Bringing us back to the point about fun. Reading Pathfinder was a drawn out, dry, and at times torturous experience, though it was worth it to understand a book that will likely shape a large section of this hobby over the next five years. XDM was a book I did not want to stop reading. Every page, and at times every paragraph, was a jubilation. It makes me think back to my most fulfilling moments as a player and GM of role-playing games. All my fondest memories within this hobby involve games that were fun to read, learn, and play. You can have all three, though any two is nice. Take Pathfinder. I didn't enjoy reading it and I didn't enjoy learning it. But I'll be running it for the first time this coming Monday, and I'm going to do everything I can to make sure my players enjoy it, and hopefully I will as well. But if so, that's one out of three of the read/learn/play trifecta. Whereas XDM has been two out of three so far.

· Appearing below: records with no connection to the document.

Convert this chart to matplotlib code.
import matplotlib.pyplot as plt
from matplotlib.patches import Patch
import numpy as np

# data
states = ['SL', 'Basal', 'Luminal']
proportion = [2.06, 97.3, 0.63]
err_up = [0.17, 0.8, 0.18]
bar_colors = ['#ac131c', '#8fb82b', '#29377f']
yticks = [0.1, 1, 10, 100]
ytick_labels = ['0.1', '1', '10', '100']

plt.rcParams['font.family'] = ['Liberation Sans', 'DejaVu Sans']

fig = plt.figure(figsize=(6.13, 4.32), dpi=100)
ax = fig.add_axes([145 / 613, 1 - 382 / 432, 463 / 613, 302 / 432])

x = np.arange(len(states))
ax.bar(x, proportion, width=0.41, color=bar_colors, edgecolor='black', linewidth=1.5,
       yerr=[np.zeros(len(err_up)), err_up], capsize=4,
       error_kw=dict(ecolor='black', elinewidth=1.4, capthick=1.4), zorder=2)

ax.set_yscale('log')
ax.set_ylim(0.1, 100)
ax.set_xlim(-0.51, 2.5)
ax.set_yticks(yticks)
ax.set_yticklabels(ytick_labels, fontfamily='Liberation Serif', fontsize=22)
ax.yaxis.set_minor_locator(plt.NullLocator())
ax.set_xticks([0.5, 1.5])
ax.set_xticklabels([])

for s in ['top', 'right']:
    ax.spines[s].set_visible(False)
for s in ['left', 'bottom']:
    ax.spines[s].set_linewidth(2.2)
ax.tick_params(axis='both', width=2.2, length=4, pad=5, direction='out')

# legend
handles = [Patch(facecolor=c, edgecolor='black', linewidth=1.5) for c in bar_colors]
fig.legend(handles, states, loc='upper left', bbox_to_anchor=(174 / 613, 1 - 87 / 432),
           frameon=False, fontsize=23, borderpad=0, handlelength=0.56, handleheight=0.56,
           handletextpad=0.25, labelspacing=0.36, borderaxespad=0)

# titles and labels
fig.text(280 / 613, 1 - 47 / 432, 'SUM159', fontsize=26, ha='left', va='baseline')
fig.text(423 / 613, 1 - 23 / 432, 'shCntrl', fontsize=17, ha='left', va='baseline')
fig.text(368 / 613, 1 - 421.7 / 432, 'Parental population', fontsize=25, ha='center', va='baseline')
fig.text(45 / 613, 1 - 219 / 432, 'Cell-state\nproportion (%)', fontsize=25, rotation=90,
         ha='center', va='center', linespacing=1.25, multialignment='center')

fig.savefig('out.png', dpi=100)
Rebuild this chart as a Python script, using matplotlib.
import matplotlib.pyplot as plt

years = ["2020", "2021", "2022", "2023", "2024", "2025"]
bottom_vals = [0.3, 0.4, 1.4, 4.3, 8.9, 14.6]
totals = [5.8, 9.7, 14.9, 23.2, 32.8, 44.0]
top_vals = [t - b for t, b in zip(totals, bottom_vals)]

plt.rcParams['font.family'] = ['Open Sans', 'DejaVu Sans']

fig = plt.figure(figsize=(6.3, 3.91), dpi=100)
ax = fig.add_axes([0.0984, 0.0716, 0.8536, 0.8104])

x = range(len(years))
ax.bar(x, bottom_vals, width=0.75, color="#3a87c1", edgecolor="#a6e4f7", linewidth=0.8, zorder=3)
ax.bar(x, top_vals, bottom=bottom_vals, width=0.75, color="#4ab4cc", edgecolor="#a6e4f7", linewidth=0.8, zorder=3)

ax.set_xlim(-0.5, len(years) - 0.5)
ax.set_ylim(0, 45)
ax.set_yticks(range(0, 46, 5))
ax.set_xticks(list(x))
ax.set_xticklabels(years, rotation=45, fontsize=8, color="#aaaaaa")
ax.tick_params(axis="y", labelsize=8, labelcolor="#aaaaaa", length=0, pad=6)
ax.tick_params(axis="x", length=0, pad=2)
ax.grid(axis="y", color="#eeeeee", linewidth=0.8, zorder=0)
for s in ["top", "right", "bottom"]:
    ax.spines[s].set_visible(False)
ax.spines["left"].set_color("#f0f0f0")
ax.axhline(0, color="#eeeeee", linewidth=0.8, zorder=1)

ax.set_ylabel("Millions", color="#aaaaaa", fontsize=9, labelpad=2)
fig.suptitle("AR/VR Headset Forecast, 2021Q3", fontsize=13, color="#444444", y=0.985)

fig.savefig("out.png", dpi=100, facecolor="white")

And I intend to apply the principals of this book to the playing of Pathfinder. Why? Because both books, despite my views on either, can work together. More than that, they can enhance each other. What good is Pathfinder if you and your players don't have fun with it? And what good is XDM without a game to enliven? We can commix these elements. We can synthesize play style and game theory and philosophy. And when all is said and done, we will have had fun. That is the game.













Comments
Maybe it's just the group I've always gamed with, but we have always seen core rule books as a guideline rather than a strict set of "you must do these" kind of rules. All of the GM's that I've had seem to follow the philosophy found in X-treme Dungeon Mastery. This is probably why we're having loads of fun with our current Pathfinder game. In the end, it always depended on what kind of game we wanted to play as to which rules were dropped or modified.